The denominator of a fraction can reveal a lot about the behavior of a rational expression. In the expression \( \frac{x+1}{5x-2} \), '5x-2' is the denominator.
The denominator is key because it determines when the expression is undefined. It's crucial to remember that if the denominator equals zero, the entire fraction becomes meaningless in terms of calculation.
To investigate when this happens, set the denominator equal to zero, which leads us to a solvable equation. In mathematical terms, this is often the first step to understanding when or why a rational expression becomes undefined.

Solving equations is all about finding the unknown value that makes an equation true. Here, you have the equation \( 5x - 2 = 0 \), which stems from the denominator of our rational expression.
Solving this equation involves reversing operations to isolate \( x \). Each equation-solving step brings you closer to finding the critical point where the denominator fails. Using basic algebra, begin by eliminating any constants added or subtracted from the variable term, and then handle coefficients - numbers multiplying the variable.
Solving equations isn't just about finding any solution but finding the correct one that makes your initial situation mathematically sound.

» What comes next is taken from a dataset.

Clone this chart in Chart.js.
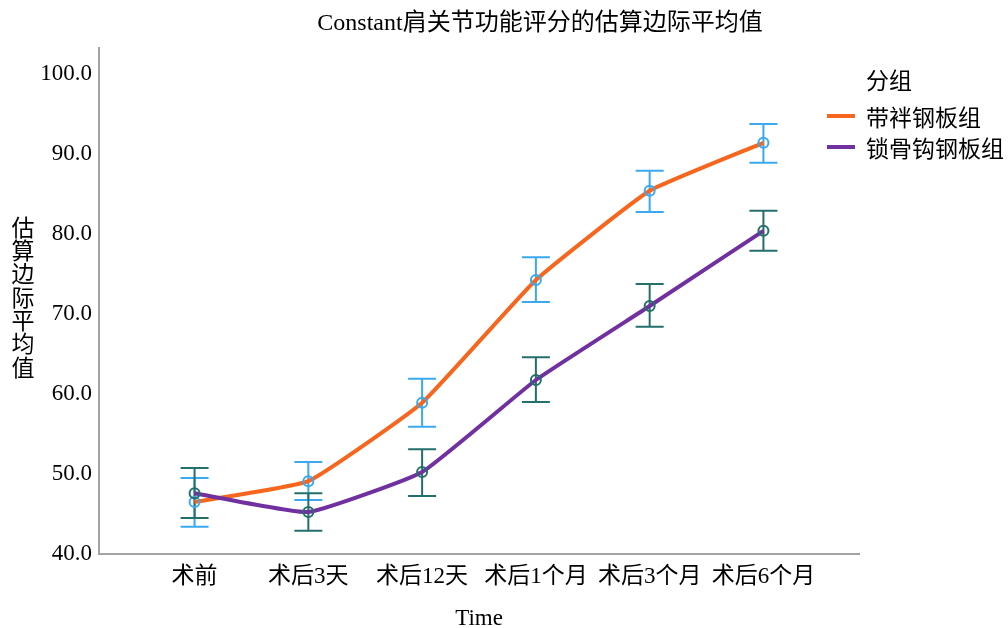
<!DOCTYPE html>
<html>
<head>
<meta charset="utf-8">
<script src="https://cdn.jsdelivr.net/npm/chart.js@4/dist/chart.umd.min.js"></script>
<style>
    body { margin: 0; background: #fff; }
    #wrap { width: 1008px; height: 628px; }
</style>
</head>
<body>
<div id="wrap"><canvas id="chartMedias" width="1008" height="628"></canvas></div>
<script>
// Datos
const timeLabels = ['术前', '术后3天', '术后12天', '术后1个月', '术后3个月', '术后6个月'];
const yTicks = [40, 50, 60, 70, 80, 90, 100];

const platMeans = [46.5, 49.1, 58.9, 74.25, 85.4, 91.4];
const platLower = [43.4, 46.75, 55.9, 71.5, 82.75, 88.9];
const platUpper = [49.5, 51.5, 61.9, 77.1, 87.9, 93.75];

const hookMeans = [47.6, 45.25, 50.25, 61.75, 71.0, 80.4];
const hookLower = [44.5, 42.9, 47.25, 59.0, 68.4, 77.9];
const hookUpper = [50.75, 47.6, 53.1, 64.6, 73.75, 82.9];

const serieNames = ['带袢钢板组', '锁骨钩钢板组'];
const chartTitle = 'Constant肩关节功能评分的估算边际平均值';
const legendTitle = '分组';
const yTitleChars = ['估', '算', '边', '际', '平', '均', '值'];

const FONT = '"Liberation Serif", "Noto Sans CJK SC", serif';
const CJK = '"Noto Sans CJK SC", sans-serif';

// Barras de error (IC) para cada serie
const errorSets = [
    { lower: platLower, upper: platUpper, color: '#3aa9ef' },
    { lower: hookLower, upper: hookUpper, color: '#246f6c' }
];

const toPoints = arr => arr.map((v, i) => ({ x: i, y: v }));

const errorBarPlugin = {
    id: 'errorBars',
    beforeDatasetsDraw(chart) {
        const { ctx, scales: { x, y } } = chart;
        errorSets.forEach(set => {
            ctx.save();
            ctx.strokeStyle = set.color;
            ctx.lineWidth = 2;
            set.lower.forEach((lo, i) => {
                const px = x.getPixelForValue(i);
                const pLo = y.getPixelForValue(lo);
                const pHi = y.getPixelForValue(set.upper[i]);
                ctx.beginPath();
                ctx.moveTo(px, pLo);
                ctx.lineTo(px, pHi);
                ctx.moveTo(px - 14, pLo);
                ctx.lineTo(px + 14, pLo);
                ctx.moveTo(px - 14, pHi);
                ctx.lineTo(px + 14, pHi);
                ctx.stroke();
            });
            ctx.restore();
        });
    }
};

// Título, título vertical del eje Y y leyenda a la derecha
const extrasPlugin = {
    id: 'extras',
    afterDraw(chart) {
        const ctx = chart.ctx;
        ctx.save();
        ctx.fillStyle = '#000';
        ctx.textBaseline = 'middle';

        ctx.font = '24px ' + FONT;
        ctx.textAlign = 'center';
        ctx.fillText(chartTitle, 540, 24);

        ctx.font = '23px ' + CJK;
        yTitleChars.forEach((c, i) => ctx.fillText(c, 23, 227 + i * 23.3));

        ctx.textAlign = 'left';
        ctx.fillText(legendTitle, 866, 80);
        const rows = [116, 147];
        chart.data.datasets.forEach((ds, i) => {
            ctx.strokeStyle = ds.borderColor;
            ctx.lineWidth = 4;
            ctx.beginPath();
            ctx.moveTo(827, rows[i]);
            ctx.lineTo(855, rows[i]);
            ctx.stroke();
            ctx.fillText(ds.label, 866, rows[i] + 1);
        });
        ctx.restore();
    }
};

const ctx = document.getElementById('chartMedias').getContext('2d');
new Chart(ctx, {
    type: 'line',
    data: {
        datasets: [
            {
                label: serieNames[0],
                data: toPoints(platMeans),
                borderColor: '#f7661e',
                borderWidth: 4,
                tension: 0.12,
                pointRadius: 5,
                pointBorderWidth: 2,
                pointBorderColor: '#3aa9ef',
                pointBackgroundColor: 'rgba(0,0,0,0)',
                order: 1
            },
            {
                label: serieNames[1],
                data: toPoints(hookMeans),
                borderColor: '#7030a0',
                borderWidth: 4,
                tension: 0.12,
                pointRadius: 5,
                pointBorderWidth: 2,
                pointBorderColor: '#246f6c',
                pointBackgroundColor: 'rgba(0,0,0,0)',
                order: 0
            }
        ]
    },
    options: {
        responsive: false,
        animation: false,
        devicePixelRatio: 1,
        layout: { padding: { left: 0, right: 149, top: 48, bottom: 0 } },
        plugins: {
            legend: { display: false },
            tooltip: { enabled: false },
            title: { display: false }
        },
        scales: {
            x: {
                type: 'linear',
                min: -0.84,
                max: 5.84,
                grid: { display: false, drawTicks: false },
                border: { color: '#a3a3a3', width: 2 },
                afterBuildTicks: scale => { scale.ticks = timeLabels.map((_, i) => ({ value: i })); },
                afterFit: scale => { scale.height = 74; },
                ticks: {
                    color: '#000',
                    padding: 9,
                    maxRotation: 0,
                    autoSkip: false,
                    font: { family: FONT, size: 23 },
                    callback: v => timeLabels[v]
                },
                title: {
                    display: true,
                    text: 'Time',
                    color: '#000',
                    font: { family: FONT, size: 23, lineHeight: 0.8 },
                    padding: 0
                }
            },
            y: {
                min: 40,
                max: 103.25,
                grid: { display: false, drawTicks: false },
                border: { color: '#a3a3a3', width: 2 },
                afterBuildTicks: scale => { scale.ticks = yTicks.map(v => ({ value: v })); },
                afterFit: scale => { scale.width = 99; },
                ticks: {
                    color: '#000',
                    padding: 7,
                    font: { family: FONT, size: 23 },
                    callback: v => v.toFixed(1)
                }
            }
        }
    },
    plugins: [errorBarPlugin, extrasPlugin]
});
</script>
</body>
</html>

Isolating a variable - like \( x \) in an equation - essentially means getting \( x \) on its own on one side of the equal sign. This is a fundamental skill in algebra that lets you solve for unknowns.

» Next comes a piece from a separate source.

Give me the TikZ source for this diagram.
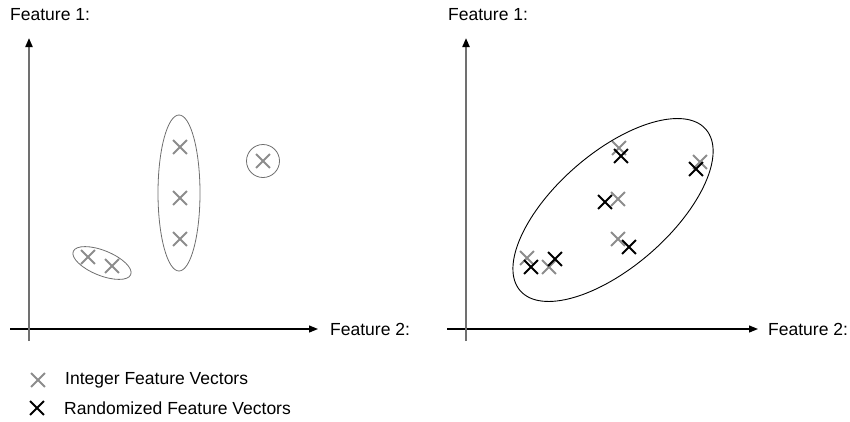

Consider the equation \( 5x - 2 = 0 \). To isolate \( x \), start by eliminating the constant \(-2\) by adding 2 to both sides, resulting in \( 5x = 2 \).
The next step is to deal with the coefficient of 5, which is multiplied by \( x \). To isolate \( x \), divide both sides of the equation by 5, giving: \( x = \frac{2}{5} \).
This value of \( x \) is crucial as it indicates where the expression becomes undefined. The skill of isolating the variable helps identify solutions that clarify the behavior of the expression.